John Hopkins University
|TITLE:||"Nanoporous Metals as Electrocatalytic Materials"|
|DATE:||Monday, March 5, 2012|
|PLACE:||Building 223 / S-105|
ABSTRACT: Nanoporous metals are unique, high surface area materials formed by the selective dissolution of the less noble component(s) from a binary or even multicomponent alloy, a process known as dealloying. The physical mechanism of porosity evolution during dealloying involves a competition between dissolution of the less noble component and surface diffusion of the remaining more noble component(s) leading to the dynamic formation of a ligamentous structure which is characterized by a high surface area to volume ratio. It is this high surface area to volume ratio and inherent conductivity that make nanoporous metals attractive materials for use as catalytic electrodes for many electrochemical reactions. This presentation will focus on application of nanoporous metals in the catalysis of the cathodic oxygen reduction reaction (ORR), which is the primary bottleneck in fuel cell catalysis.
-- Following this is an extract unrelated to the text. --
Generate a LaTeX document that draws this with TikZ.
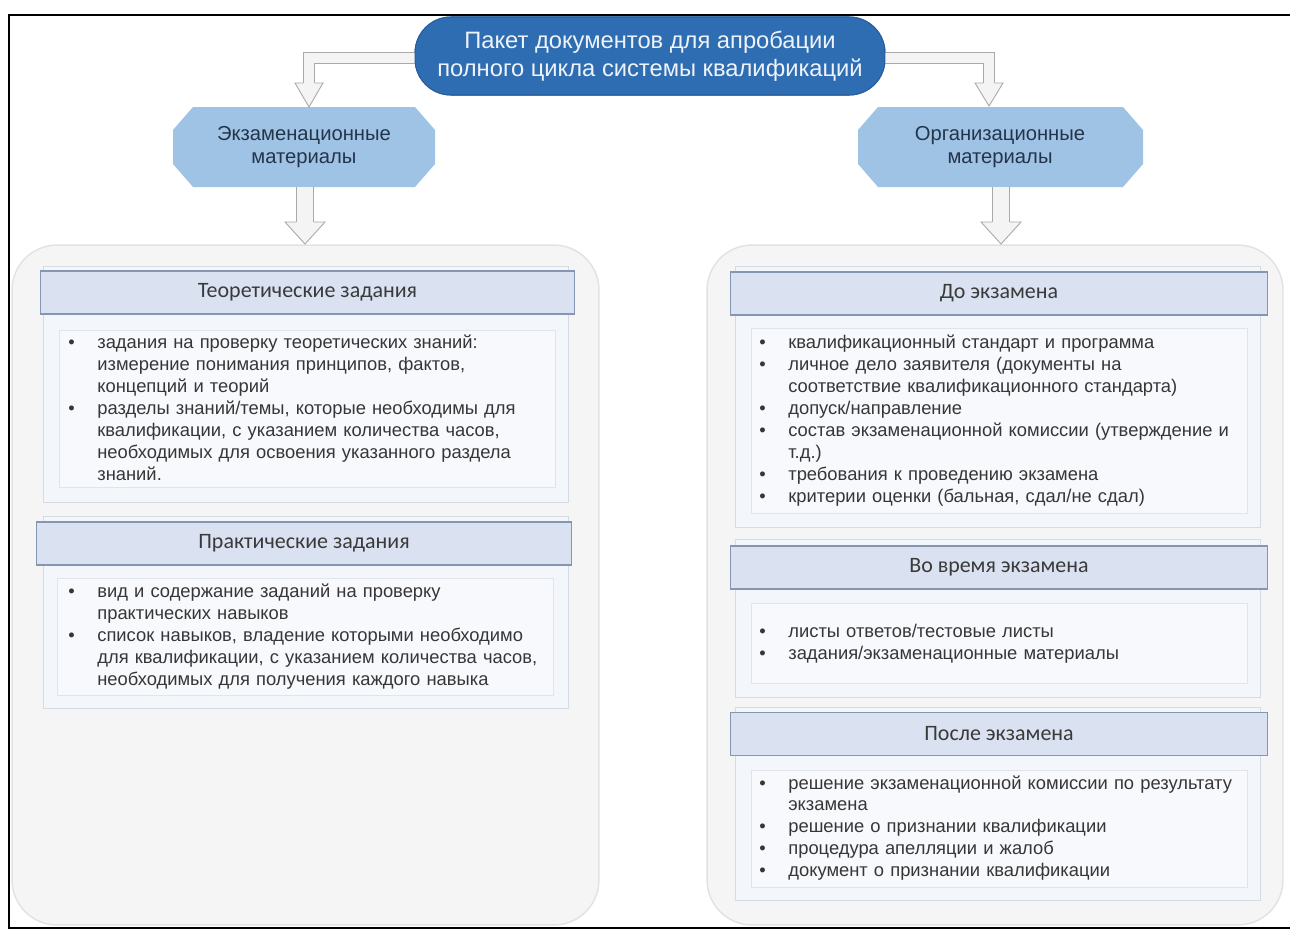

Fundamental understanding of the formation mechanism of these nanoporous metals has allowed specific control of morphological features which has shed light on the structure/function relationship and how it relates to the intrinsic catalytic activity of this uniquely structured fuel cell catalyst. The mass activity of our nanoporous, high surface area, Pt-alloy catalyst (np-NiPt) formed by dealloying of Ni rich NiPt alloys is on its own higher than that of the commercial Pt/C catalyst, yet we are able to further enhance this activity by creating a composite catalyst through impregnation with a hydrophobic, protic ionic liquid that chemically and geometrically confines oxygen to the reactive surface region (an architecture impossible to make using solid nanoparticles). The intrinsic catalytic activity of the composite catalyst was first assessed for planar nanoporous electrodes; however, this architecture is not suited for integration into a working fuel cell. For this reason we have developed a novel nanoporous nanoparticle structure through a unique delayed nucleation solvothermal process that will be discussed in detail. These novel nanoporous nanoparticles show potential for application beyond the ORR such as electrochemical reduction, electrochemical capacitors, CO oxidation, water-gas-shift and other surface active catalytic processes not only because of their unique structure but also the ease with which their morphology and composition may be optimized for each specific process.